Inside Passage itineraries that don’t anchor in Glacier Bay can still be extraordinary: Frederick Sound for humpback feeding aggregations, Admiralty Island (one of the densest brown bear populations in North America), Misty Fjords, the remote anchorages of Southeast Alaska. This is not a consolation route — it’s a different trip.
2. Group size comfort level
The difference between a 22-guest ship and an 86-guest ship is not just the number of people. It’s how quickly you know everyone, how the dining room feels, how kayak launches are organized, and how much of the expedition team’s attention reaches any given guest.
For most travelers new to UnCruise, I start the conversation around the 60–76 guest range — enough scale to feel like a ship, intimate enough to feel nothing like a large cruise. The 22-guest Safari Quest is for travelers who specifically want the smallest possible vessel and are prepared for an experience that feels more like a private charter than an organized cruise.
Solo Travelers
UnCruise runs periodic 50%-off solo supplement promotions on select departures. Solo travelers are a meaningful segment of their bookings — because the expedition model (communal meals, guided activities, open bridge access) creates natural connection without requiring you to drag a travel companion along. Worth asking about specifically if you’re planning solo.
What’s Included Across the Fleet
Everything except airfare and gratuities: all meals, beverages (including alcohol), all excursions, gear, wetsuit rental. No à la carte excursion pricing to navigate. Captains can change course for wildlife or weather — no fixed port schedule to protect. That flexibility applies across the entire fleet.
Wi-Fi is available on select ships (Wilderness Adventurer, Wilderness Discoverer, Safari Endeavour, Wilderness Legacy, Safari Quest) — and intentionally shuts off inside national parks and remote wildlife zones. For clients anxious about disconnecting, this is worth flagging: reachable in port, genuinely off-grid when it matters.
Price Range for Alaska
Alaska itineraries run roughly $3,800–$8,400 for seven to twelve nights, all-inclusive. The range reflects cabin class (main deck vs. upper deck vs. private balcony), itinerary length, and ship. Aleutian Islands and Prince William Sound itineraries, which run longer and reach more remote areas, sit at the higher end ($5,600–$11,600).
The comparison that reframes the number: a large-ship Alaska cruise at a similar price point typically does not include the whale-watching tour, the kayak rental, the guided glacier hike, or most of the expedition activities.
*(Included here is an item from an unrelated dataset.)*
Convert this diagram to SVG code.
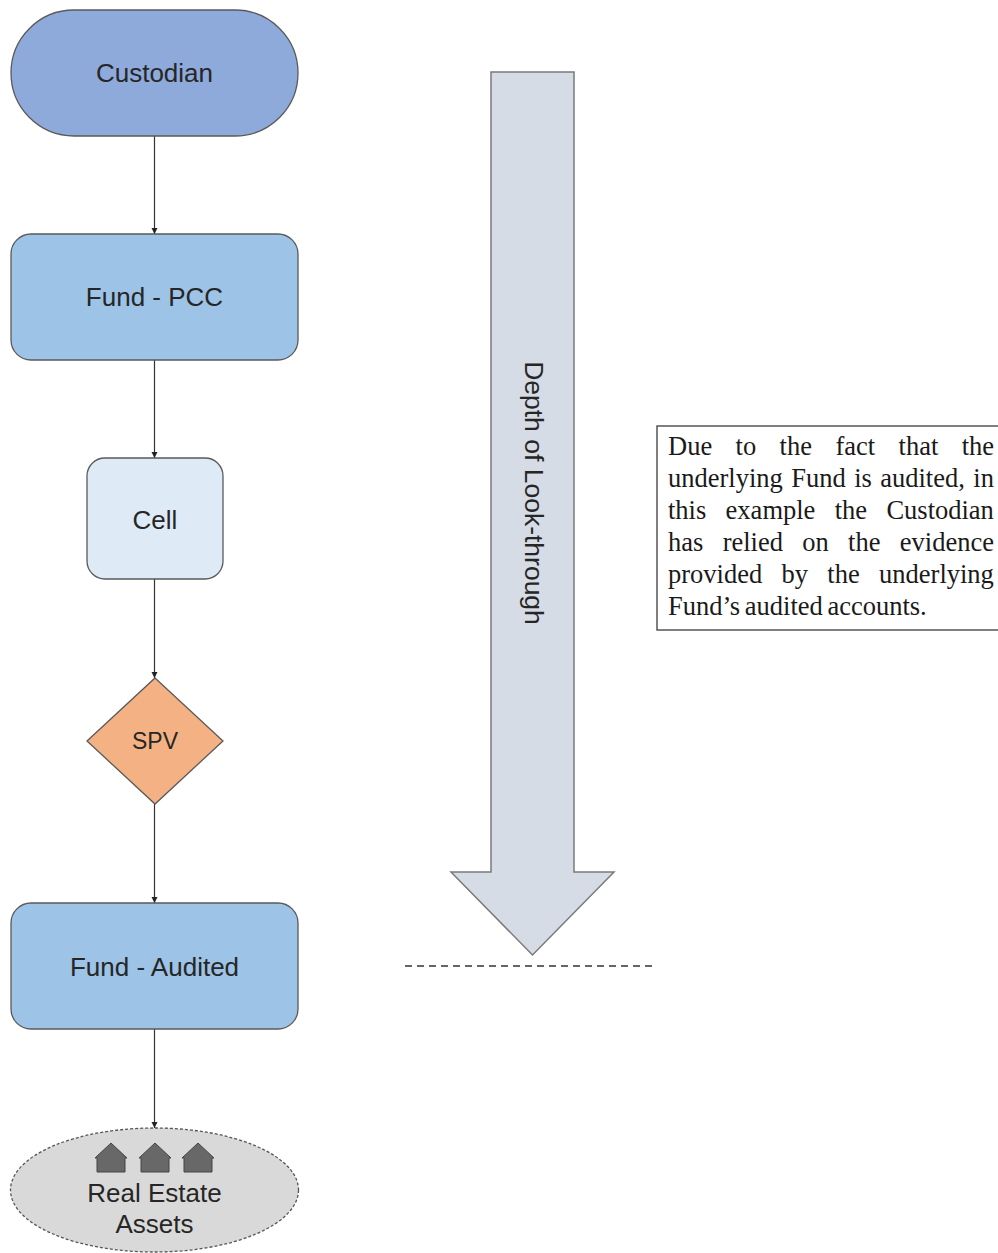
<svg xmlns="http://www.w3.org/2000/svg" width="998" height="1253" viewBox="0 0 998 1253">
<style>
.node{stroke:#5a5a5a;stroke-width:1.3}
.lbl{font-family:"Liberation Sans",Arial,sans-serif;font-size:26px;fill:#262626;text-anchor:middle}
.conn{stroke:#333;stroke-width:1.2;fill:none}
.note{font-family:"Liberation Serif","Times New Roman",serif;font-size:26.5px;fill:#1a1a1a}
</style>
<defs>
<marker id="ah" viewBox="0 0 10 10" refX="10" refY="5" markerWidth="6" markerHeight="7" markerUnits="userSpaceOnUse" orient="auto">
<path d="M0,0 L10,5 L0,10 Z" fill="#222"/>
</marker>
</defs>
<g id="connectors">
<line class="conn" x1="154.5" y1="136" x2="154.5" y2="234" marker-end="url(#ah)"/>
<line class="conn" x1="154.5" y1="360" x2="154.5" y2="458" marker-end="url(#ah)"/>
<line class="conn" x1="154.5" y1="579" x2="154.5" y2="678" marker-end="url(#ah)"/>
<line class="conn" x1="154.5" y1="804" x2="154.5" y2="903" marker-end="url(#ah)"/>
<line class="conn" x1="154.5" y1="1029" x2="154.5" y2="1128" marker-end="url(#ah)"/>
</g>
<g id="custodian">
<rect class="node" x="11" y="10" width="287" height="126" rx="63" fill="#8eaadb"/>
<text class="lbl" x="154.5" y="82">Custodian</text>
</g>
<g id="fund-pcc">
<rect class="node" x="11" y="234" width="287" height="126" rx="20" fill="#9dc3e6"/>
<text class="lbl" x="154.5" y="306">Fund - PCC</text>
</g>
<g id="cell">
<rect class="node" x="87" y="458" width="136" height="121" rx="18" fill="#deebf7"/>
<text class="lbl" x="155" y="529">Cell</text>
</g>
<g id="spv">
<polygon class="node" points="155,678 223,741 155,804 87,741" fill="#f4b183"/>
<text class="lbl" x="155" y="749" style="font-size:23px">SPV</text>
</g>
<g id="fund-audited">
<rect class="node" x="11" y="903" width="287" height="126" rx="20" fill="#9dc3e6"/>
<text class="lbl" x="154.5" y="976">Fund - Audited</text>
</g>
<g id="real-estate">
<ellipse cx="154.5" cy="1190" rx="144" ry="62" fill="#d9d9d9" stroke="#555" stroke-width="1.3" stroke-dasharray="3,2"/>
<g fill="#686868" stroke="#444" stroke-width="1">
<path d="M95,1158 L111,1143 L127,1158 L125,1158 L125,1172 L97,1172 L97,1158 Z"/>
<path d="M139,1158 L155,1143 L171,1158 L169,1158 L169,1172 L141,1172 L141,1158 Z"/>
<path d="M182,1158 L198,1143 L214,1158 L212,1158 L212,1172 L184,1172 L184,1158 Z"/>
</g>
<text class="lbl" x="154.5" y="1202">Real Estate</text>
<text class="lbl" x="154.5" y="1233">Assets</text>
</g>
<g id="depth-arrow">
<polygon points="491,72 574,72 574,872 614,872 532.5,955 451,872 491,872" fill="#d6dce5" stroke="#7a7a7a" stroke-width="1.5"/>
<text class="lbl" transform="translate(525,493) rotate(90)" x="0" y="0" style="font-size:26.5px">Depth of Look-through</text>
</g>
<g id="dashed-line">
<line x1="405" y1="966" x2="653" y2="966" stroke="#333" stroke-width="1.5" stroke-dasharray="7,5"/>
</g>
<g id="note">
<rect x="657" y="426" width="345" height="204" fill="#fff" stroke="#555" stroke-width="1.5"/>
<text class="note" x="668" y="455" word-spacing="16.8">Due to the fact that the</text>
<text class="note" x="668" y="487" word-spacing="1.8">underlying Fund is audited, in</text>
<text class="note" x="668" y="519" word-spacing="12.7">this example the Custodian</text>
<text class="note" x="668" y="551" word-spacing="12.7">has relied on the evidence</text>
<text class="note" x="668" y="583" word-spacing="12.7">provided by the underlying</text>
<text class="note" x="668" y="615" word-spacing="-2">Fund’s audited accounts.</text>
</g>
</svg>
Add those à la carte and the all-inclusive small-ship math often closes.
How to Choose
The fastest path: tell me what the trip is actually for. Is this a landmark anniversary where the wilderness is the backdrop? Is it a family trip with teenagers who need activity to stay engaged? Is it a solo traveler who’s done large ships and wants something different? Is it a client who has Alaska on the list but doesn’t know why — and needs help finding the reason?
The ship follows from the answer. There’s a right fit in this fleet for most of those profiles. The conversation worth having is which one.
This reflects my professional knowledge of UnCruise Adventures through the Adventurist certification program, BDM relationship, and ongoing research — updated May 2026.